The Bridge is underpinned by a regulatory partnership, which according to the Chancellor connects British fintech companies with 24 million Australians.
And finally, there was a nod to the staffing issue, with pledges of extra funding for computer education and a “connect to work” scheme, co-sponsored by Barclays, which will, if all goes according to plan, help fintech companies to recruit domestically by identifying people who have the aptitude and attitude to work in the sector.
On the money side, the government is setting up a £2.5bn fintech fund within the British Business Bank, which is expected unlock £7.5bn through matching finance from the private sector.
The Proof of the Pudding
So the Chancellor has ticked many of the boxes on the industry wish list. But ultimately the biggest challenge lies in attracting customers and according to Tim Jones of True Digital, there is some consumer scepticism about fintech, particularly regarding data and how it is used. Jones cites research carried out by his company into banking.

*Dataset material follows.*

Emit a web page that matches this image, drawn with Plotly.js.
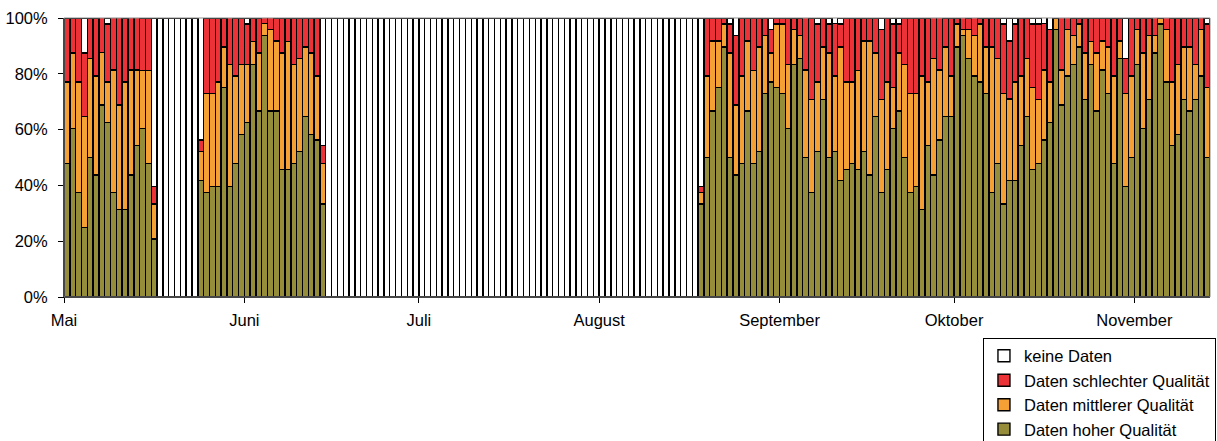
<!DOCTYPE html>
<html>
<head>
<meta charset="utf-8">
<script src="https://cdn.plot.ly/plotly-3.0.1.min.js"></script>
<style>
html,body{margin:0;padding:0;background:#ffffff;}
#chart{width:1217px;height:441px;}
</style>
</head>
<body>
<div id="chart"></div>
<script>
const _ = null;

// first day of the daily series, and axis ticks
const startDate = [2008, 4, 1];
const monthTickDates = ['2008-05-01','2008-06-01','2008-07-01','2008-08-01','2008-09-01','2008-10-01','2008-11-01'];
const monthLabels = ['Mai','Juni','Juli','August','September','Oktober','November'];
const percentTicks = [0, 20, 40, 60, 80, 100];
const percentLabels = ['0%','20%','40%','60%','80%','100%'];

const nameHigh = 'Daten hoher Qualität';
const nameMedium = 'Daten mittlerer Qualität';
const nameBad = 'Daten schlechter Qualität';
const nameNone = 'keine Daten';

// daily shares in percent (one value per day, May 1 .. Nov 13)
const high = [
  // Mai
  47.9,60.4,37.5,25.0,50.0,43.8,68.8,62.5,37.5,31.3,31.3,43.8,54.2,60.4,47.9,20.8,_,_,_,_,_,_,_,41.7,37.5,39.6,39.6,75.0,39.6,47.9,58.3,
  // Juni
  62.5,83.3,66.7,93.8,66.7,66.7,45.8,45.8,47.9,52.1,64.6,58.3,56.3,33.3,_,_,_,_,_,_,_,_,_,_,_,_,_,_,_,_,
  // Juli
  _,_,_,_,_,_,_,_,_,_,_,_,_,_,_,_,_,_,_,_,_,_,_,_,_,_,_,_,_,_,_,
  // August
  _,_,_,_,_,_,_,_,_,_,_,_,_,_,_,_,_,33.3,50.0,66.7,75.0,89.6,50.0,43.8,47.9,66.7,47.9,52.1,72.9,77.1,75.0,
  // September
  72.9,60.4,83.3,85.4,50.0,37.5,52.1,70.8,50.0,52.1,41.7,45.8,47.9,45.8,52.1,43.8,64.6,37.5,45.8,60.4,66.7,50.0,37.5,39.6,31.3,54.2,43.8,56.3,64.6,64.6,
  // Oktober
  89.6,93.8,85.4,79.2,77.1,72.9,37.5,47.9,33.3,41.7,41.7,54.2,64.6,45.8,47.9,56.3,62.5,95.8,68.8,79.2,83.3,89.6,70.8,83.3,66.7,81.3,72.9,47.9,85.4,39.6,50.0,
  // November
  83.3,60.4,70.8,87.5,97.9,77.1,54.2,58.3,70.8,66.7,70.8,79.2,50.0
];
const medium = [
  29.2,27.1,39.6,39.6,35.4,35.4,18.8,14.6,43.8,37.5,45.8,37.5,27.1,20.8,33.3,12.5,_,_,_,_,_,_,_,10.4,35.4,33.3,37.5,14.6,43.8,31.3,25.0,
  20.8,8.3,20.8,4.2,29.2,25.0,41.7,45.8,35.4,33.3,25.0,29.2,22.9,14.6,_,_,_,_,_,_,_,_,_,_,_,_,_,_,_,_,
  _,_,_,_,_,_,_,_,_,_,_,_,_,_,_,_,_,_,_,_,_,_,_,_,_,_,_,_,_,_,_,
  _,_,_,_,_,_,_,_,_,_,_,_,_,_,_,_,_,4.2,29.2,25.0,16.7,8.3,37.5,25.0,31.3,25.0,33.3,37.5,20.8,10.4,22.9,
  25.0,22.9,12.5,8.3,31.3,33.3,25.0,18.8,37.5,27.1,47.9,31.3,29.2,35.4,39.6,47.9,22.9,33.3,31.3,14.6,20.8,33.3,35.4,33.3,47.9,22.9,41.7,25.0,25.0,14.6,
  8.3,2.1,10.4,14.6,20.8,16.7,52.1,37.5,39.6,29.2,35.4,25.0,20.8,29.2,22.9,25.0,14.6,4.2,12.5,16.7,10.4,8.3,16.7,8.3,20.8,10.4,16.7,31.3,6.3,33.3,29.2,
  12.5,27.1,22.9,6.3,2.1,18.8,22.9,25.0,18.8,22.9,12.5,16.7,25.0
];
const bad = [
  22.9,12.5,22.9,22.9,14.6,20.8,12.5,20.8,18.8,31.3,22.9,18.8,18.8,18.8,18.8,6.3,_,_,_,_,_,_,_,4.2,27.1,27.1,22.9,10.4,16.7,20.8,16.7,
  14.6,8.3,12.5,2.1,4.2,8.3,12.5,8.3,16.7,14.6,10.4,12.5,20.8,6.3,_,_,_,_,_,_,_,_,_,_,_,_,_,_,_,_,
  _,_,_,_,_,_,_,_,_,_,_,_,_,_,_,_,_,_,_,_,_,_,_,_,_,_,_,_,_,_,_,
  _,_,_,_,_,_,_,_,_,_,_,_,_,_,_,_,_,2.1,20.8,8.3,8.3,2.1,10.4,25.0,20.8,8.3,18.8,10.4,6.3,8.3,2.1,
  2.1,16.7,4.2,6.3,18.8,29.2,20.8,10.4,10.4,18.8,8.3,22.9,22.9,18.8,8.3,8.3,12.5,25.0,22.9,22.9,10.4,16.7,27.1,27.1,20.8,22.9,14.6,18.8,10.4,20.8,
  2.1,4.2,4.2,6.3,2.1,10.4,10.4,14.6,25.0,20.8,20.8,20.8,14.6,22.9,27.1,16.7,18.8,_,18.8,4.2,6.3,2.1,12.5,8.3,12.5,8.3,10.4,20.8,8.3,12.5,20.8,
  4.2,12.5,6.3,6.3,_,4.2,22.9,16.7,10.4,10.4,16.7,4.2,22.9
];
const none = [
  _,_,_,12.5,_,_,_,2.1,_,_,_,_,_,_,_,60.4,100,100,100,100,100,100,100,43.8,_,_,_,_,_,_,_,
  2.1,_,_,_,_,_,_,_,_,_,_,_,_,45.8,100,100,100,100,100,100,100,100,100,100,100,100,100,100,100,100,
  100,100,100,100,100,100,100,100,100,100,100,100,100,100,100,100,100,100,100,100,100,100,100,100,100,100,100,100,100,100,100,
  100,100,100,100,100,100,100,100,100,100,100,100,100,100,100,100,100,60.4,_,_,_,_,2.1,6.3,_,_,_,_,_,4.2,_,
  _,_,_,_,_,_,2.1,_,2.1,2.1,2.1,_,_,_,_,_,_,4.2,_,2.1,2.1,_,_,_,_,_,_,_,_,_,
  _,_,_,_,_,_,_,_,2.1,8.3,2.1,_,_,2.1,2.1,2.1,4.2,_,_,_,_,_,_,_,_,_,_,_,_,14.6,_,
  _,_,_,_,_,_,_,_,_,_,_,_,2.1
];

// one date (noon) per value
const days = high.map((v, i) => {
  const t = Date.UTC(startDate[0], startDate[1], startDate[2]) + i * 86400000;
  return new Date(t).toISOString().slice(0, 10) + ' 12:00';
});

const DAY_MS = 86400000;
const outline = {color: '#000000', width: 1.4};

function barTrace(name, values, color, group) {
  return {
    type: 'bar',
    name: name,
    x: days,
    y: values,
    width: DAY_MS,
    legendgroup: group,
    marker: {color: color, line: outline},
    hoverinfo: 'x+y+name'
  };
}

const data = [
  barTrace(nameHigh, high, '#968D3B', 'g1'),
  barTrace(nameMedium, medium, '#F5A034', 'g2'),
  barTrace(nameBad, bad, '#EC3237', 'g3'),
  barTrace(nameNone, none, '#FFFFFF', 'g4')
];

const layout = {
  width: 1217,
  height: 441,
  margin: {l: 64, r: 7, t: 18, b: 144, pad: 0, autoexpand: false},
  barmode: 'stack',
  bargap: 0,
  paper_bgcolor: '#ffffff',
  plot_bgcolor: '#ffffff',
  font: {family: 'Liberation Sans, Arial, sans-serif', size: 16.5, color: '#000000'},
  showlegend: true,
  xaxis: {
    type: 'date',
    range: ['2008-05-01', '2008-11-14'],
    tickmode: 'array',
    tickvals: monthTickDates,
    ticktext: monthLabels,
    ticks: 'outside',
    ticklen: 5,
    tickwidth: 1,
    tickcolor: '#000000',
    showline: true,
    linecolor: '#000000',
    linewidth: 1,
    showgrid: false,
    zeroline: false,
    ticklabelstandoff: 3,
    tickfont: {size: 16.5, color: '#000000'},
    fixedrange: true
  },
  yaxis: {
    range: [0, 100],
    tickmode: 'array',
    tickvals: percentTicks,
    ticktext: percentLabels,
    ticks: 'outside',
    ticklen: 5,
    tickwidth: 1,
    tickcolor: '#000000',
    showline: true,
    linecolor: '#000000',
    linewidth: 1,
    showgrid: false,
    zeroline: false,
    ticklabelstandoff: 7,
    tickfont: {size: 16.5, color: '#000000'},
    fixedrange: true
  },
  legend: {
    x: 1.0052,
    xanchor: 'right',
    y: -0.1455,
    yanchor: 'top',
    traceorder: 'reversed',
    tracegroupgap: 5,
    bgcolor: '#ffffff',
    bordercolor: '#000000',
    borderwidth: 1,
    font: {size: 16.5, color: '#000000'},
    itemclick: false,
    itemdoubleclick: false
  },
  shapes: [{
    type: 'rect', xref: 'paper', yref: 'paper',
    x0: 0, x1: 1, y0: 0, y1: 1,
    line: {color: '#8c8c8c', width: 1},
    layer: 'above'
  }]
};

Plotly.newPlot('chart', data, layout, {displayModeBar: false, staticPlot: true});
</script>
</body>
</html>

“Only 19% of consumers interviewed in our recent study into consumer inertia strongly agree with the statement ‘I know how tech companies are using my data to improve products and services’ showing that the government and private companies need to work together to ensure the public has all the information they need about how their data is handled,” he said.
So the proof of the pudding will, of course, be in the eating and it remains to be seen how effective the Government’s plans will be. But it is certainly true that Fintech now has an honoured place at the table of Britain’s industrial strategy.